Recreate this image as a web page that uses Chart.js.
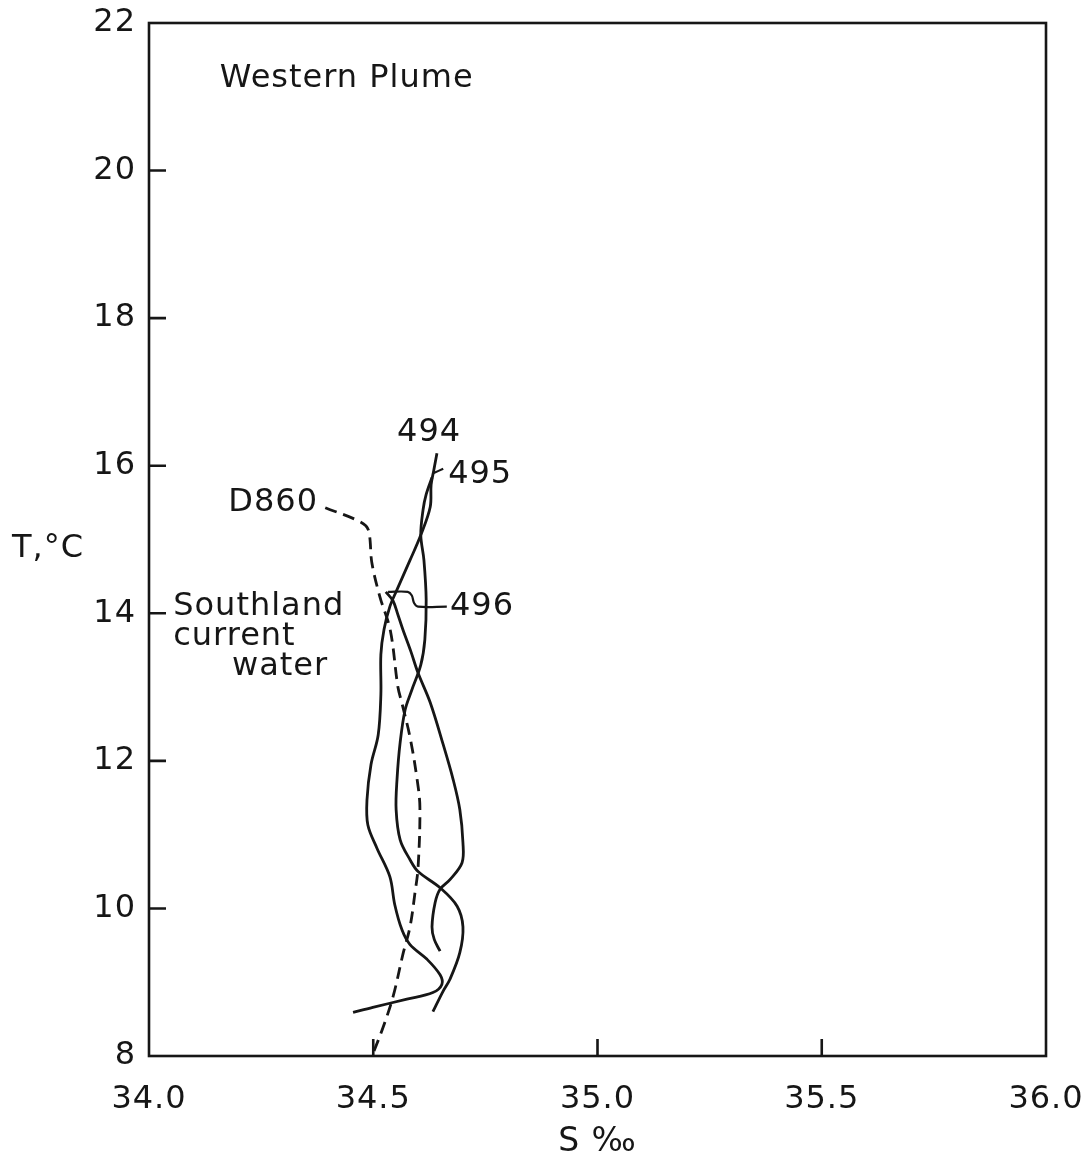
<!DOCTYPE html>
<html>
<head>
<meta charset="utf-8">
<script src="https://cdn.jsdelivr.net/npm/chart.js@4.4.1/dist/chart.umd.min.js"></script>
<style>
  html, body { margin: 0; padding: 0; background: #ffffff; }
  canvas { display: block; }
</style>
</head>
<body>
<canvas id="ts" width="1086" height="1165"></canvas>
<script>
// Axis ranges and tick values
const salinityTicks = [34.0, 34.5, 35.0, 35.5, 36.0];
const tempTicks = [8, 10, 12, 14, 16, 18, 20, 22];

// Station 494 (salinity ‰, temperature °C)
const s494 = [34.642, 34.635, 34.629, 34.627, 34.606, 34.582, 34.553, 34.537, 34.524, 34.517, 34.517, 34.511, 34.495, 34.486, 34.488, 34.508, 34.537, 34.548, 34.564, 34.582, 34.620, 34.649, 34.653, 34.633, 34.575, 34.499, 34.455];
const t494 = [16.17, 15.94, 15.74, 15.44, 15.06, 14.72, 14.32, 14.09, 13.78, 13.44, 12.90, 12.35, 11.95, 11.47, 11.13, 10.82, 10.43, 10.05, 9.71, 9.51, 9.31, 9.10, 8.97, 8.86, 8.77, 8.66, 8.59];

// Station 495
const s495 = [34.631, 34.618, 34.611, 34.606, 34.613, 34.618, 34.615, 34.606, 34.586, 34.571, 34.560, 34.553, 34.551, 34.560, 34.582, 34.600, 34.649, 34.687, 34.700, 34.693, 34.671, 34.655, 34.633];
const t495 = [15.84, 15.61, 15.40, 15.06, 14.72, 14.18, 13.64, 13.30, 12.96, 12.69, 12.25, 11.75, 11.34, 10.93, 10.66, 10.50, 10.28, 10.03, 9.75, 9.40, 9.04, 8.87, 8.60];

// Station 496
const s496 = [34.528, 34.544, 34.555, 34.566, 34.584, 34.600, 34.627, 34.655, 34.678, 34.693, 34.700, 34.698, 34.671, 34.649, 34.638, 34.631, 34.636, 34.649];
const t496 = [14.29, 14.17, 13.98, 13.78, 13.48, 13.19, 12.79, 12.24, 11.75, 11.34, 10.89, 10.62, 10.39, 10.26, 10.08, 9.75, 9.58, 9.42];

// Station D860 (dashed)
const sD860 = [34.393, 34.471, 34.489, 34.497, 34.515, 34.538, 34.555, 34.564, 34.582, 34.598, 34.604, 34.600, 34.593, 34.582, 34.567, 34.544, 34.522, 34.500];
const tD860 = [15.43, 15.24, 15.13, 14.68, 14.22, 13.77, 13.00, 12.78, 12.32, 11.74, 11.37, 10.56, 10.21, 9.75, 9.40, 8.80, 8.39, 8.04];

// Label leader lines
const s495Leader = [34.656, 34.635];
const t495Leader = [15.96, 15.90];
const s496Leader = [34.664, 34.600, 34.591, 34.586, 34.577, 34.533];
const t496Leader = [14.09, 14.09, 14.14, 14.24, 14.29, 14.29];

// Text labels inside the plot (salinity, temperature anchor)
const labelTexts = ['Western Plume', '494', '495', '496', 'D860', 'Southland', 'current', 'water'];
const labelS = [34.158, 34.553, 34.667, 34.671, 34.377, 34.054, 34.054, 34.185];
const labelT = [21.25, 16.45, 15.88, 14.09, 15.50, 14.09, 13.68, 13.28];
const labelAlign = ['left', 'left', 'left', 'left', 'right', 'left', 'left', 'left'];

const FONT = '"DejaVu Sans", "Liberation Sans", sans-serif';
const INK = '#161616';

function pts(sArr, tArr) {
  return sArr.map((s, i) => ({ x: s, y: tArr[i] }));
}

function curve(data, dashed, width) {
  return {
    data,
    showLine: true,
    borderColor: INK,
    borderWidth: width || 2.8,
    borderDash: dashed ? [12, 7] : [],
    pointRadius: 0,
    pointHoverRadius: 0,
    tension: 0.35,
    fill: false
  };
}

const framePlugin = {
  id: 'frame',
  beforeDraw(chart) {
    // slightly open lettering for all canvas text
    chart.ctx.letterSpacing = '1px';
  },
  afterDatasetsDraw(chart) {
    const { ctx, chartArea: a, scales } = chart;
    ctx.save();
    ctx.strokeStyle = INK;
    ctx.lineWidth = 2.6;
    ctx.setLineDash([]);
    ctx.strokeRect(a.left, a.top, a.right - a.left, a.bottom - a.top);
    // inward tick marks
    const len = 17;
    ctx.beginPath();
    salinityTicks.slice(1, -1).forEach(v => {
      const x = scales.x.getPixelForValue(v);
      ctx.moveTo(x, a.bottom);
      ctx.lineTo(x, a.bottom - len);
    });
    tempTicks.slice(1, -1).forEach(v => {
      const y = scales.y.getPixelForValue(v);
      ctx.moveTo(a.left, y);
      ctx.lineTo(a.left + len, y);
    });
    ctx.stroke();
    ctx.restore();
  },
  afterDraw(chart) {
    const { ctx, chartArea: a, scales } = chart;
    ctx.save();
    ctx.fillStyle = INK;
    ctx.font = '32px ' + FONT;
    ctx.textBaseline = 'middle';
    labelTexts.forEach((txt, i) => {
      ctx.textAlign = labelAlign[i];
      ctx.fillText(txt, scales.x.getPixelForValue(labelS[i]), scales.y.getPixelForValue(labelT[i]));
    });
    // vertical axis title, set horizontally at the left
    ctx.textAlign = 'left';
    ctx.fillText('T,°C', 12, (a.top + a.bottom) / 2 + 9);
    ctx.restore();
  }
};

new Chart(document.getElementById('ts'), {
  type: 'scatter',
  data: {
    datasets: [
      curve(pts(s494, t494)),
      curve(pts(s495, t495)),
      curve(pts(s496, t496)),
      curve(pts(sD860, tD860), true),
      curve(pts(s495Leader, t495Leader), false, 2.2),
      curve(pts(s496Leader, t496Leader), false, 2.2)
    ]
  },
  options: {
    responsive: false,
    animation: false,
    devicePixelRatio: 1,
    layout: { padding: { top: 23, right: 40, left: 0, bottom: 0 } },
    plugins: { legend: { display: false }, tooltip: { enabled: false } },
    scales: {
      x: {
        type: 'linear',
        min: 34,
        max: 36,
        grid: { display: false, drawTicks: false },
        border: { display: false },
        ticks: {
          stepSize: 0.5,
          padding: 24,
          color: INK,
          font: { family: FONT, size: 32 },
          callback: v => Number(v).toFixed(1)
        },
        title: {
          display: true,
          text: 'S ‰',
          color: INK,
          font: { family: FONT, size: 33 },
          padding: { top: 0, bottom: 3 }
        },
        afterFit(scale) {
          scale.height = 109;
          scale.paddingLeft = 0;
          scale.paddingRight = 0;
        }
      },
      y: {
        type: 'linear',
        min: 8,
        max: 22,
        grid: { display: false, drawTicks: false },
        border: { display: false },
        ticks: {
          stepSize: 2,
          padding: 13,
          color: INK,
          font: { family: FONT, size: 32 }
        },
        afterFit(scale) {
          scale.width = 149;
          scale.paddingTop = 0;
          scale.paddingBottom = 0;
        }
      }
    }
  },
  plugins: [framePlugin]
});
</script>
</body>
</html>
_ _ _ _ _ _ _
Task prompt ::
Every line of text is to be repeated exactly; pictures are left out.

Expected answer ::
Recreate this image as a web page that uses Chart.js.
<!DOCTYPE html>
<html>
<head>
<meta charset="utf-8">
<script src="https://cdn.jsdelivr.net/npm/chart.js@4.4.1/dist/chart.umd.min.js"></script>
<style>
  html, body { margin: 0; padding: 0; background: #ffffff; }
  canvas { display: block; }
</style>
</head>
<body>
<canvas id="ts" width="1086" height="1165"></canvas>
<script>
// Axis ranges and tick values
const salinityTicks = [34.0, 34.5, 35.0, 35.5, 36.0];
const tempTicks = [8, 10, 12, 14, 16, 18, 20, 22];

// Station 494 (salinity ‰, temperature °C)
const s494 = [34.642, 34.635, 34.629, 34.627, 34.606, 34.582, 34.553, 34.537, 34.524, 34.517, 34.517, 34.511, 34.495, 34.486, 34.488, 34.508, 34.537, 34.548, 34.564, 34.582, 34.620, 34.649, 34.653, 34.633, 34.575, 34.499, 34.455];
const t494 = [16.17, 15.94, 15.74, 15.44, 15.06, 14.72, 14.32, 14.09, 13.78, 13.44, 12.90, 12.35, 11.95, 11.47, 11.13, 10.82, 10.43, 10.05, 9.71, 9.51, 9.31, 9.10, 8.97, 8.86, 8.77, 8.66, 8.59];

// Station 495
const s495 = [34.631, 34.618, 34.611, 34.606, 34.613, 34.618, 34.615, 34.606, 34.586, 34.571, 34.560, 34.553, 34.551, 34.560, 34.582, 34.600, 34.649, 34.687, 34.700, 34.693, 34.671, 34.655, 34.633];
const t495 = [15.84, 15.61, 15.40, 15.06, 14.72, 14.18, 13.64, 13.30, 12.96, 12.69, 12.25, 11.75, 11.34, 10.93, 10.66, 10.50, 10.28, 10.03, 9.75, 9.40, 9.04, 8.87, 8.60];

// Station 496
const s496 = [34.528, 34.544, 34.555, 34.566, 34.584, 34.600, 34.627, 34.655, 34.678, 34.693, 34.700, 34.698, 34.671, 34.649, 34.638, 34.631, 34.636, 34.649];
const t496 = [14.29, 14.17, 13.98, 13.78, 13.48, 13.19, 12.79, 12.24, 11.75, 11.34, 10.89, 10.62, 10.39, 10.26, 10.08, 9.75, 9.58, 9.42];

// Station D860 (dashed)
const sD860 = [34.393, 34.471, 34.489, 34.497, 34.515, 34.538, 34.555, 34.564, 34.582, 34.598, 34.604, 34.600, 34.593, 34.582, 34.567, 34.544, 34.522, 34.500];
const tD860 = [15.43, 15.24, 15.13, 14.68, 14.22, 13.77, 13.00, 12.78, 12.32, 11.74, 11.37, 10.56, 10.21, 9.75, 9.40, 8.80, 8.39, 8.04];

// Label leader lines
const s495Leader = [34.656, 34.635];
const t495Leader = [15.96, 15.90];
const s496Leader = [34.664, 34.600, 34.591, 34.586, 34.577, 34.533];
const t496Leader = [14.09, 14.09, 14.14, 14.24, 14.29, 14.29];

// Text labels inside the plot (salinity, temperature anchor)
const labelTexts = ['Western Plume', '494', '495', '496', 'D860', 'Southland', 'current', 'water'];
const labelS = [34.158, 34.553, 34.667, 34.671, 34.377, 34.054, 34.054, 34.185];
const labelT = [21.25, 16.45, 15.88, 14.09, 15.50, 14.09, 13.68, 13.28];
const labelAlign = ['left', 'left', 'left', 'left', 'right', 'left', 'left', 'left'];

const FONT = '"DejaVu Sans", "Liberation Sans", sans-serif';
const INK = '#161616';

function pts(sArr, tArr) {
  return sArr.map((s, i) => ({ x: s, y: tArr[i] }));
}

function curve(data, dashed, width) {
  return {
    data,
    showLine: true,
    borderColor: INK,
    borderWidth: width || 2.8,
    borderDash: dashed ? [12, 7] : [],
    pointRadius: 0,
    pointHoverRadius: 0,
    tension: 0.35,
    fill: false
  };
}

const framePlugin = {
  id: 'frame',
  beforeDraw(chart) {
    // slightly open lettering for all canvas text
    chart.ctx.letterSpacing = '1px';
  },
  afterDatasetsDraw(chart) {
    const { ctx, chartArea: a, scales } = chart;
    ctx.save();
    ctx.strokeStyle = INK;
    ctx.lineWidth = 2.6;
    ctx.setLineDash([]);
    ctx.strokeRect(a.left, a.top, a.right - a.left, a.bottom - a.top);
    // inward tick marks
    const len = 17;
    ctx.beginPath();
    salinityTicks.slice(1, -1).forEach(v => {
      const x = scales.x.getPixelForValue(v);
      ctx.moveTo(x, a.bottom);
      ctx.lineTo(x, a.bottom - len);
    });
    tempTicks.slice(1, -1).forEach(v => {
      const y = scales.y.getPixelForValue(v);
      ctx.moveTo(a.left, y);
      ctx.lineTo(a.left + len, y);
    });
    ctx.stroke();
    ctx.restore();
  },
  afterDraw(chart) {
    const { ctx, chartArea: a, scales } = chart;
    ctx.save();
    ctx.fillStyle = INK;
    ctx.font = '32px ' + FONT;
    ctx.textBaseline = 'middle';
    labelTexts.forEach((txt, i) => {
      ctx.textAlign = labelAlign[i];
      ctx.fillText(txt, scales.x.getPixelForValue(labelS[i]), scales.y.getPixelForValue(labelT[i]));
    });
    // vertical axis title, set horizontally at the left
    ctx.textAlign = 'left';
    ctx.fillText('T,°C', 12, (a.top + a.bottom) / 2 + 9);
    ctx.restore();
  }
};

new Chart(document.getElementById('ts'), {
  type: 'scatter',
  data: {
    datasets: [
      curve(pts(s494, t494)),
      curve(pts(s495, t495)),
      curve(pts(s496, t496)),
      curve(pts(sD860, tD860), true),
      curve(pts(s495Leader, t495Leader), false, 2.2),
      curve(pts(s496Leader, t496Leader), false, 2.2)
    ]
  },
  options: {
    responsive: false,
    animation: false,
    devicePixelRatio: 1,
    layout: { padding: { top: 23, right: 40, left: 0, bottom: 0 } },
    plugins: { legend: { display: false }, tooltip: { enabled: false } },
    scales: {
      x: {
        type: 'linear',
        min: 34,
        max: 36,
        grid: { display: false, drawTicks: false },
        border: { display: false },
        ticks: {
          stepSize: 0.5,
          padding: 24,
          color: INK,
          font: { family: FONT, size: 32 },
          callback: v => Number(v).toFixed(1)
        },
        title: {
          display: true,
          text: 'S ‰',
          color: INK,
          font: { family: FONT, size: 33 },
          padding: { top: 0, bottom: 3 }
        },
        afterFit(scale) {
          scale.height = 109;
          scale.paddingLeft = 0;
          scale.paddingRight = 0;
        }
      },
      y: {
        type: 'linear',
        min: 8,
        max: 22,
        grid: { display: false, drawTicks: false },
        border: { display: false },
        ticks: {
          stepSize: 2,
          padding: 13,
          color: INK,
          font: { family: FONT, size: 32 }
        },
        afterFit(scale) {
          scale.width = 149;
          scale.paddingTop = 0;
          scale.paddingBottom = 0;
        }
      }
    }
  },
  plugins: [framePlugin]
});
</script>
</body>
</html>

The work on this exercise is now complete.